Wandering bustling Bridgetown with its many sights and old colonial buildings can easily occupy a day. There is good shopping, especially along Broad St and on pedestrian-only Swan St, which buzzes with the rhythms of local culture. The entire downtown area and south to the Garrison was recognized by Unesco in 2012 for its historical significance.
Barbados’ west coast has lovely tranquil beaches that are largely hidden by the majority of the island’s luxury hotels and walled estates. Known to some as the Platinum Coast, it gets this moniker either from the color of the sand or the color of the credit cards. In colonial times, the area was a popular holiday retreat for the upper crust of British society.
Bathsheba is prime surfing country. It’s also good for long beach walks as you contemplate feeling you’ve reached the end of the world. It’s an idyllic image of sand, sea and palm trees.

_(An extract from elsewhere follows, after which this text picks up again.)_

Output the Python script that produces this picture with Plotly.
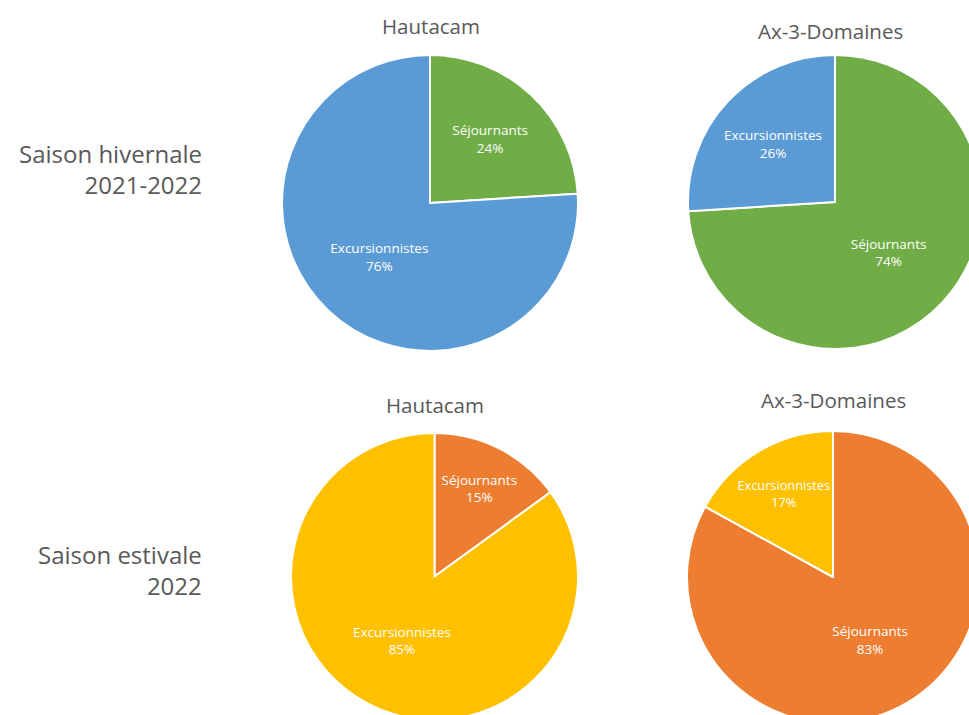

If you’re not an expert swimmer, this is not really the place to go into the water; rather, enjoy the wave-tossed scenery on long beach walks.
St Lawrence Gap & Dover Beach
The real action here lies along a mile-long road that runs close to the beach and is lined with hotels, bars, restaurants and shops. It’s mostly free of traffic, allowing nighttime strolling. The west end is known as St Lawrence Gap; the east end carries the Dover Beach moniker.
Easily the most evocative small town on Barbados, Speightstown combines old colonial charms with a vibe that has more rough edges than the endlessly upscale precincts to the south. Since the main road was moved to the charmless bypass east, traffic is modest, so take time strolling to look up at the battered old wooden facades.